─── AVAILABLE DATA ───
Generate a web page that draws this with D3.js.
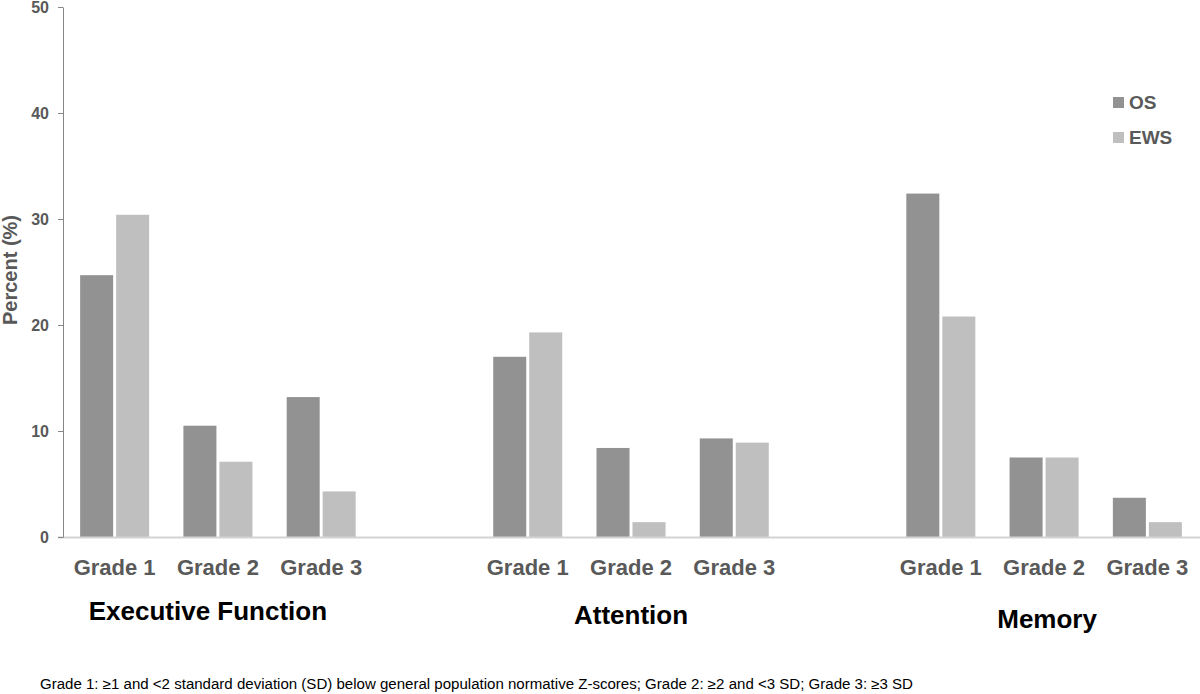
<!DOCTYPE html>
<html>
<head>
<meta charset="utf-8">
<script src="https://cdn.jsdelivr.net/npm/d3@7"></script>
<style>
  body { margin: 0; background: #fff; }
  svg { display: block; font-family: "Liberation Sans", Arial, sans-serif; }
</style>
</head>
<body>
<script>
// values
const domains = ["Executive Function", "Attention", "Memory"];
const grades = ["Grade 1", "Grade 2", "Grade 3"];
const seriesNames = ["OS", "EWS"];
const osValues  = [24.7, 10.5, 13.2, 17.0, 8.4, 9.3, 32.4, 7.5, 3.7];
const ewsValues = [30.4, 7.1, 4.3, 19.3, 1.4, 8.9, 20.8, 7.5, 1.4];
const yTicks = [0, 10, 20, 30, 40, 50];
const footnote = "Grade 1: \u22651 and <2 standard deviation (SD) below general population normative Z-scores; Grade 2: \u22652 and <3 SD; Grade 3: \u22653 SD";

const width = 1200, height = 694;
const plot = { left: 63, right: 1199, top: 7, bottom: 537 };
const colors = { OS: "#929292", EWS: "#bfbfbf" };
const textGray = "#595959";
// domain titles sit at slightly different heights in the original
const titleLayout = [{ dx: -10, y: 620 }, { dx: 0, y: 624 }, { dx: 3, y: 628 }];

// three grade slots per domain, one empty slot between domains
const slots = [];
domains.forEach((dom, di) => {
  grades.forEach(g => slots.push(dom + "|" + g));
  if (di < domains.length - 1) slots.push("gap" + di);
});

const rows = osValues.map((v, i) => ({
  slot: domains[Math.floor(i / 3)] + "|" + grades[i % 3],
  grade: grades[i % 3],
  OS: v,
  EWS: ewsValues[i]
}));

const svg = d3.select("body").append("svg")
    .attr("width", width)
    .attr("height", height);

const x = d3.scaleBand()
    .domain(slots)
    .range([plot.left, plot.right]);

const xs = d3.scaleBand()
    .domain(seriesNames)
    .range([0, x.bandwidth()])
    .paddingInner(0.083)
    .paddingOuter(0.476);

const y = d3.scaleLinear()
    .domain([0, 50])
    .range([plot.bottom, plot.top]);

// bars
let groups = svg.append("g").attr("id", "bars")
  .selectAll("g")
  .data(rows)
  .enter()
  .append("g")
    .attr("transform", d => `translate(${x(d.slot)},0)`);

groups.selectAll("rect")
  .data(d => seriesNames.map(s => ({ key: s, value: d[s] })))
  .enter()
  .append("rect")
    .attr("x", d => xs(d.key))
    .attr("y", d => y(d.value))
    .attr("width", xs.bandwidth())
    .attr("height", d => y(0) - y(d.value))
    .attr("fill", d => colors[d.key]);

// category baseline
svg.append("line")
    .attr("x1", plot.left - 5)
    .attr("x2", width)
    .attr("y1", y(0) + 0.5)
    .attr("y2", y(0) + 0.5)
    .attr("stroke", "#d3d3d3")
    .attr("stroke-width", 2);

// y axis
let yAxis = svg.append("g")
    .attr("transform", `translate(${plot.left},0)`)
    .call(d3.axisLeft(y).tickValues(yTicks).tickSize(5).tickSizeOuter(0).tickPadding(9));
yAxis.select(".domain").attr("stroke", "#868686");
yAxis.selectAll(".tick line").attr("stroke", "#868686");
yAxis.selectAll(".tick text")
    .attr("fill", textGray)
    .attr("font-size", 16)
    .attr("font-weight", "bold")
    .attr("font-family", "'Liberation Sans', Arial, sans-serif");

svg.append("text")
    .attr("transform", "translate(17,270) rotate(-90)")
    .attr("text-anchor", "middle")
    .attr("font-size", 20)
    .attr("font-weight", "bold")
    .attr("fill", textGray)
    .text("Percent (%)");

// grade labels
svg.append("g").selectAll("text")
  .data(rows)
  .enter()
  .append("text")
    .attr("x", d => x(d.slot) + x.bandwidth() / 2)
    .attr("y", 575)
    .attr("text-anchor", "middle")
    .attr("font-size", 22)
    .attr("font-weight", "bold")
    .attr("fill", textGray)
    .text(d => d.grade);

// domain titles, centred under the middle grade
svg.append("g").selectAll("text")
  .data(domains)
  .enter()
  .append("text")
    .attr("x", (d, i) => x(d + "|" + grades[1]) + x.bandwidth() / 2 + titleLayout[i].dx)
    .attr("y", (d, i) => titleLayout[i].y)
    .attr("text-anchor", "middle")
    .attr("font-size", 26)
    .attr("font-weight", "bold")
    .attr("fill", "#000")
    .text(d => d);

// legend
let legend = svg.append("g").attr("transform", "translate(1113,97)");
let item = legend.selectAll("g")
  .data(seriesNames)
  .enter()
  .append("g")
    .attr("transform", (d, i) => `translate(0,${i * 35})`);
item.append("rect")
    .attr("width", 11)
    .attr("height", 11)
    .attr("fill", d => colors[d]);
item.append("text")
    .attr("x", 16)
    .attr("y", 12)
    .attr("font-size", 19)
    .attr("font-weight", "bold")
    .attr("fill", textGray)
    .text(d => d);

// footnote
svg.append("text")
    .attr("x", 40)
    .attr("y", 689)
    .attr("font-size", 14)
    .attr("textLength", 873)
    .attr("lengthAdjust", "spacingAndGlyphs")
    .attr("fill", "#000")
    .text(footnote);
</script>
</body>
</html>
───
_STATED PROBLEM_
Your task is to repeat the material above exactly, without its pictures.

_EXERCISE ANSWER_
Generate a web page that draws this with D3.js.
<!DOCTYPE html>
<html>
<head>
<meta charset="utf-8">
<script src="https://cdn.jsdelivr.net/npm/d3@7"></script>
<style>
  body { margin: 0; background: #fff; }
  svg { display: block; font-family: "Liberation Sans", Arial, sans-serif; }
</style>
</head>
<body>
<script>
// values
const domains = ["Executive Function", "Attention", "Memory"];
const grades = ["Grade 1", "Grade 2", "Grade 3"];
const seriesNames = ["OS", "EWS"];
const osValues  = [24.7, 10.5, 13.2, 17.0, 8.4, 9.3, 32.4, 7.5, 3.7];
const ewsValues = [30.4, 7.1, 4.3, 19.3, 1.4, 8.9, 20.8, 7.5, 1.4];
const yTicks = [0, 10, 20, 30, 40, 50];
const footnote = "Grade 1: \u22651 and <2 standard deviation (SD) below general population normative Z-scores; Grade 2: \u22652 and <3 SD; Grade 3: \u22653 SD";

const width = 1200, height = 694;
const plot = { left: 63, right: 1199, top: 7, bottom: 537 };
const colors = { OS: "#929292", EWS: "#bfbfbf" };
const textGray = "#595959";
// domain titles sit at slightly different heights in the original
const titleLayout = [{ dx: -10, y: 620 }, { dx: 0, y: 624 }, { dx: 3, y: 628 }];

// three grade slots per domain, one empty slot between domains
const slots = [];
domains.forEach((dom, di) => {
  grades.forEach(g => slots.push(dom + "|" + g));
  if (di < domains.length - 1) slots.push("gap" + di);
});

const rows = osValues.map((v, i) => ({
  slot: domains[Math.floor(i / 3)] + "|" + grades[i % 3],
  grade: grades[i % 3],
  OS: v,
  EWS: ewsValues[i]
}));

const svg = d3.select("body").append("svg")
    .attr("width", width)
    .attr("height", height);

const x = d3.scaleBand()
    .domain(slots)
    .range([plot.left, plot.right]);

const xs = d3.scaleBand()
    .domain(seriesNames)
    .range([0, x.bandwidth()])
    .paddingInner(0.083)
    .paddingOuter(0.476);

const y = d3.scaleLinear()
    .domain([0, 50])
    .range([plot.bottom, plot.top]);

// bars
let groups = svg.append("g").attr("id", "bars")
  .selectAll("g")
  .data(rows)
  .enter()
  .append("g")
    .attr("transform", d => `translate(${x(d.slot)},0)`);

groups.selectAll("rect")
  .data(d => seriesNames.map(s => ({ key: s, value: d[s] })))
  .enter()
  .append("rect")
    .attr("x", d => xs(d.key))
    .attr("y", d => y(d.value))
    .attr("width", xs.bandwidth())
    .attr("height", d => y(0) - y(d.value))
    .attr("fill", d => colors[d.key]);

// category baseline
svg.append("line")
    .attr("x1", plot.left - 5)
    .attr("x2", width)
    .attr("y1", y(0) + 0.5)
    .attr("y2", y(0) + 0.5)
    .attr("stroke", "#d3d3d3")
    .attr("stroke-width", 2);

// y axis
let yAxis = svg.append("g")
    .attr("transform", `translate(${plot.left},0)`)
    .call(d3.axisLeft(y).tickValues(yTicks).tickSize(5).tickSizeOuter(0).tickPadding(9));
yAxis.select(".domain").attr("stroke", "#868686");
yAxis.selectAll(".tick line").attr("stroke", "#868686");
yAxis.selectAll(".tick text")
    .attr("fill", textGray)
    .attr("font-size", 16)
    .attr("font-weight", "bold")
    .attr("font-family", "'Liberation Sans', Arial, sans-serif");

svg.append("text")
    .attr("transform", "translate(17,270) rotate(-90)")
    .attr("text-anchor", "middle")
    .attr("font-size", 20)
    .attr("font-weight", "bold")
    .attr("fill", textGray)
    .text("Percent (%)");

// grade labels
svg.append("g").selectAll("text")
  .data(rows)
  .enter()
  .append("text")
    .attr("x", d => x(d.slot) + x.bandwidth() / 2)
    .attr("y", 575)
    .attr("text-anchor", "middle")
    .attr("font-size", 22)
    .attr("font-weight", "bold")
    .attr("fill", textGray)
    .text(d => d.grade);

// domain titles, centred under the middle grade
svg.append("g").selectAll("text")
  .data(domains)
  .enter()
  .append("text")
    .attr("x", (d, i) => x(d + "|" + grades[1]) + x.bandwidth() / 2 + titleLayout[i].dx)
    .attr("y", (d, i) => titleLayout[i].y)
    .attr("text-anchor", "middle")
    .attr("font-size", 26)
    .attr("font-weight", "bold")
    .attr("fill", "#000")
    .text(d => d);

// legend
let legend = svg.append("g").attr("transform", "translate(1113,97)");
let item = legend.selectAll("g")
  .data(seriesNames)
  .enter()
  .append("g")
    .attr("transform", (d, i) => `translate(0,${i * 35})`);
item.append("rect")
    .attr("width", 11)
    .attr("height", 11)
    .attr("fill", d => colors[d]);
item.append("text")
    .attr("x", 16)
    .attr("y", 12)
    .attr("font-size", 19)
    .attr("font-weight", "bold")
    .attr("fill", textGray)
    .text(d => d);

// footnote
svg.append("text")
    .attr("x", 40)
    .attr("y", 689)
    .attr("font-size", 14)
    .attr("textLength", 873)
    .attr("lengthAdjust", "spacingAndGlyphs")
    .attr("fill", "#000")
    .text(footnote);
</script>
</body>
</html>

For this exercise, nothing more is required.